Monday, April 13, 2026
Public and Private
When someone holds an office, it often happens that she or he doesn’t see the office only as a function they hold but as a part of their whole personal life. For them it is a function that penetrates everything they do, in public as an office holder and in private life as well. Or even, they see the function as a personal fief, like a mediaeval lord who manages his personal estate. (see also my blog “Three ways to perform an office”) In his essay “Of managing one’s will” (Essays, Book III, 10) Montaigne tells us that it was not his style. There is nothing against performing an office with full dedication. Sometimes it is necessary to do so with your whole personality, he says. However, generally it is better to keep office and private life separate, as Montaigne did himself when he was mayor of Bordeaux. It is not only better for yourself, but if you cannot distance yourself from your office, it can even be harmful to the performance of your duties: “[The] sharpness and violence of [private] desires more hinder than they advance the execution of what we undertake; they fill us with impatience against slow or contrary events, and with heat and suspicion against those with whom we have to do. We never carry on that thing well by which we are prepossessed and led: ‘Impulse manages all things ill’, [as Statius says].” Someone who approaches his office rationally is more at ease and more open to new chances and opportunities and can better take the reins than the one who lets himself be swayed by emotions and passions: “In him who is intoxicated with this violent and tyrannical intention, we discover, of necessity, much imprudence and injustice; the impetuosity of his desire carries him away; these are rash motions, and, if fortune do not very much assist, of very little fruit. … Avarice has no greater impediment than itself; the more bent and vigorous it is, the less it rakes together.” Instead, so Montaigne explains to us, it is better to take things as they are and to adopt a philosophical attitude, and not to expect miracles, but to wait till a new opportunity arises.

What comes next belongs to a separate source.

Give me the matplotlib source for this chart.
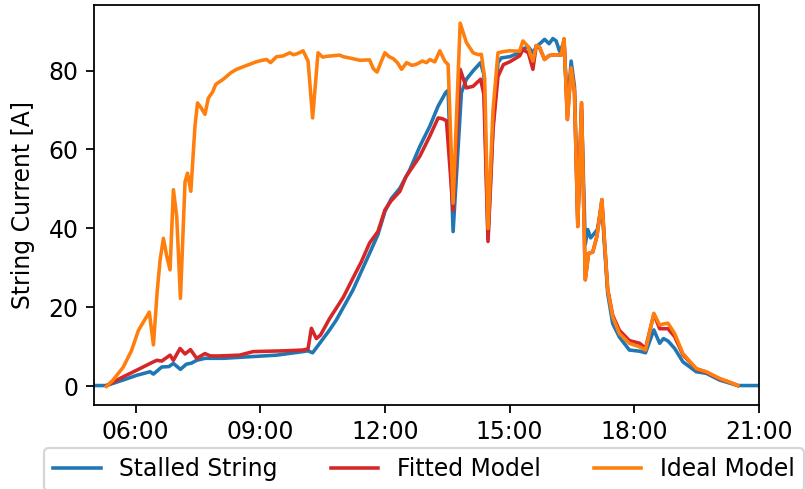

Moderate and controlled behaviour finally brings more. And isn’t it so that “most of our business is farce”? That the whole world is a play in which we just play our part? Indeed, so Montaigne, but “as a borrowed personage. We must not make real essence of a mask and outward appearance; nor of a strange person, our own; we don’t know how to tell the skin and the shirt apart.” So the office holder (the shirt) and you as a private person (the skin) are two different beings. But how many office holders don’t see the difference and “cannot … distinguish the salutations made to themselves from those made to their commission, their train, or their mule”, as Montaigne puts it. When you greet Montaigne, the mayor of Bordeaux, it doesn’t need to imply that you greet Montaigne, the writer of the Essays, at the same time. However, many office holders “swell and puff up their souls, and their natural way of speaking, according to the height of their [offices]”, to paraphrase Montaigne. And it is such office holders who see criticizing the holder of the office as criticizing the person who holds the office. They burst into anger when this happens. But, so Montaigne, they who “extend their anger and hatred beyond the dispute in question, as most men do, show that they spring from some other occasion and private cause. … The reason is that they are not concerned in the common cause, because it is wounding to the state and general interest; but [they] are only nettled by reason of their particular concern. This is why they are so especially animated, and to a degree so far beyond justice and public reason…” The public serves the private, and they are considered the same.
Look around what’s happening in this world. Again Montaigne holds up a mirror to us.
Note
Here and there I have adapted the translation of Montaigne’s text.